Que la métapsychologie ne soit rien d'autre que l'essai de penser ces passages (d’où l’importance par exemple de la notion de «repräsentant”), et que cette psychanalyse du moi qu'il décrit assez justement mais dénonce comme une déviation psychologique de la découverte freudienne, soit exactement ce que Freud lui-même dit dans l'Abrégé qu’il vient de citer, Althusser refuse de le voir, ou de le dire.

49.

Althusser voit juste, mais ne s’interroge pas sur les conséquences que cette différence de position peut avoir pour le sujet analysant.

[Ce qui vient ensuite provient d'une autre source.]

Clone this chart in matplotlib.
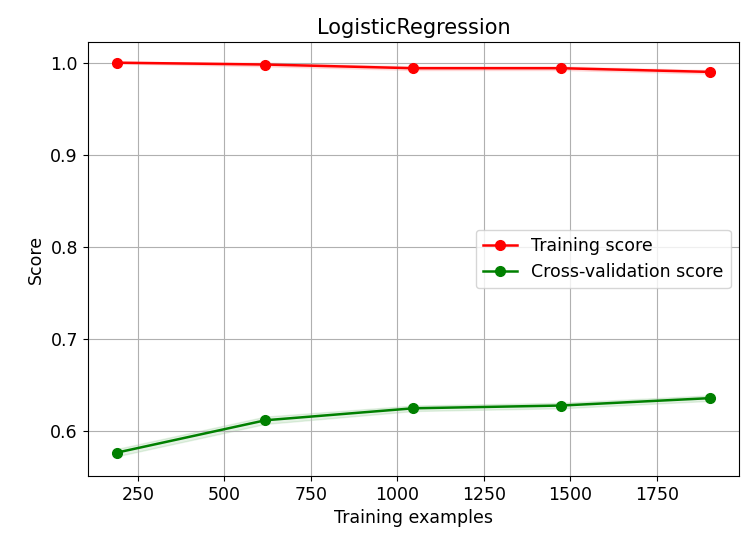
import matplotlib
matplotlib.use("Agg")
import matplotlib.pyplot as plt
import numpy as np

# learning curve results for the logistic regression model
train_sizes = [190, 618, 1046, 1474, 1903]
train_scores_mean = [1.000, 0.998, 0.994, 0.994, 0.990]
train_scores_std = [0.001, 0.002, 0.002, 0.002, 0.002]
test_scores_mean = [0.577, 0.612, 0.625, 0.628, 0.636]
test_scores_std = [0.004, 0.004, 0.003, 0.003, 0.003]

plt.rcParams['font.size'] = 12.5

fig = plt.figure(figsize=(7.43, 5.39), dpi=100)
ax = fig.add_axes([0.118, 0.117, 0.877, 0.805])
ax.set_title("LogisticRegression")
ax.set_xlabel("Training examples")
ax.set_ylabel("Score")
ax.grid()

tr_m = np.array(train_scores_mean)
tr_s = np.array(train_scores_std)
te_m = np.array(test_scores_mean)
te_s = np.array(test_scores_std)
ax.fill_between(train_sizes, tr_m - tr_s, tr_m + tr_s, alpha=0.1, color="r")
ax.fill_between(train_sizes, te_m - te_s, te_m + te_s, alpha=0.1, color="g")
ax.plot(train_sizes, train_scores_mean, 'o-', color="r", label="Training score",
        markersize=7, linewidth=1.8)
ax.plot(train_sizes, test_scores_mean, 'o-', color="g", label="Cross-validation score",
        markersize=7, linewidth=1.8)
ax.legend(loc="center right")

fig.savefig("out.png", dpi=100)
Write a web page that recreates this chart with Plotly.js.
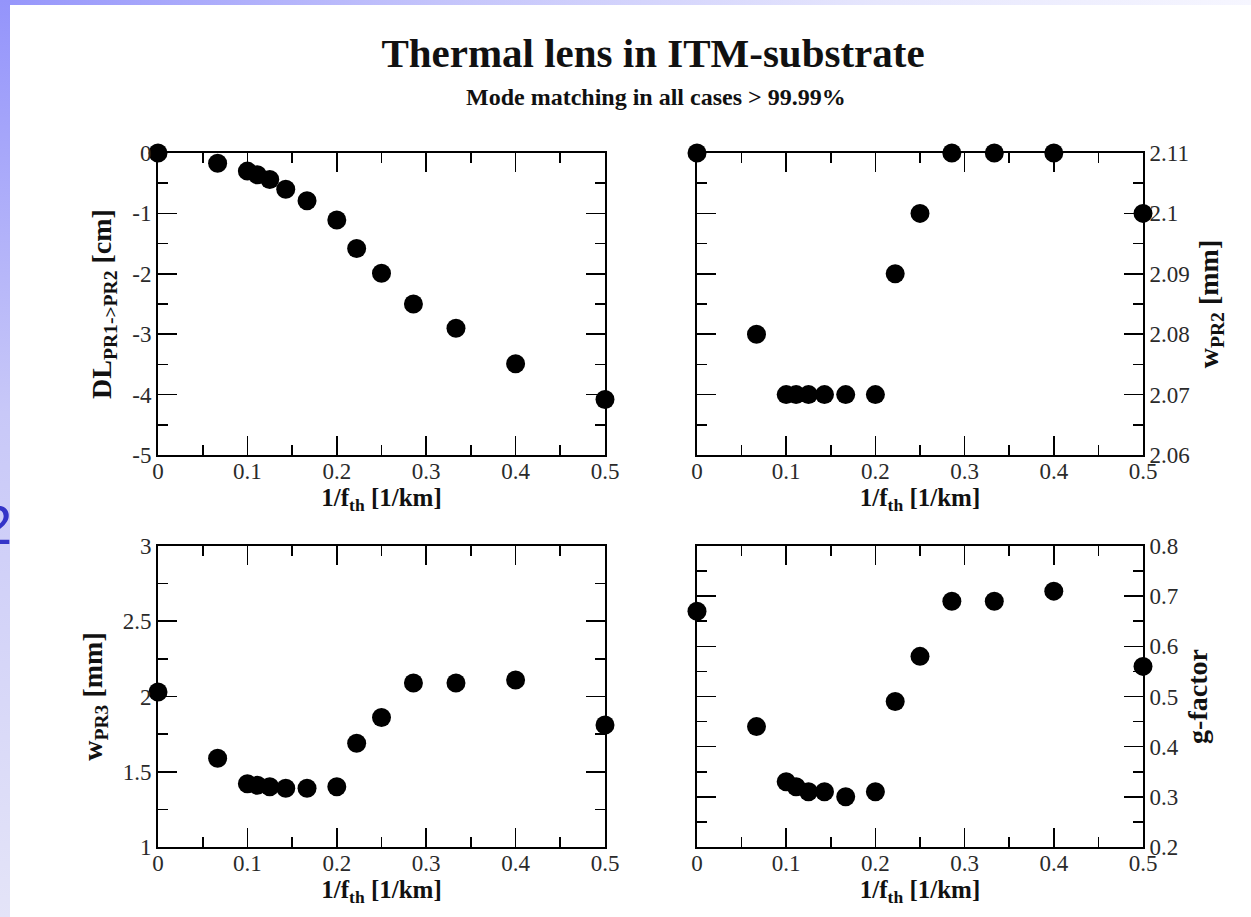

Au delà de la question de l’objectivation et son rapport à la constitution d’une science, il y a, la question bien plus cruciale pour le sujet de ce que veut son analyste. Pour Lagache, un sujet plus libre, plus autonome, déréifié, mais pour Lacan. ?

50.

Dans un horizon de pensée janséniste la «guérison” s’apparente à la grâce.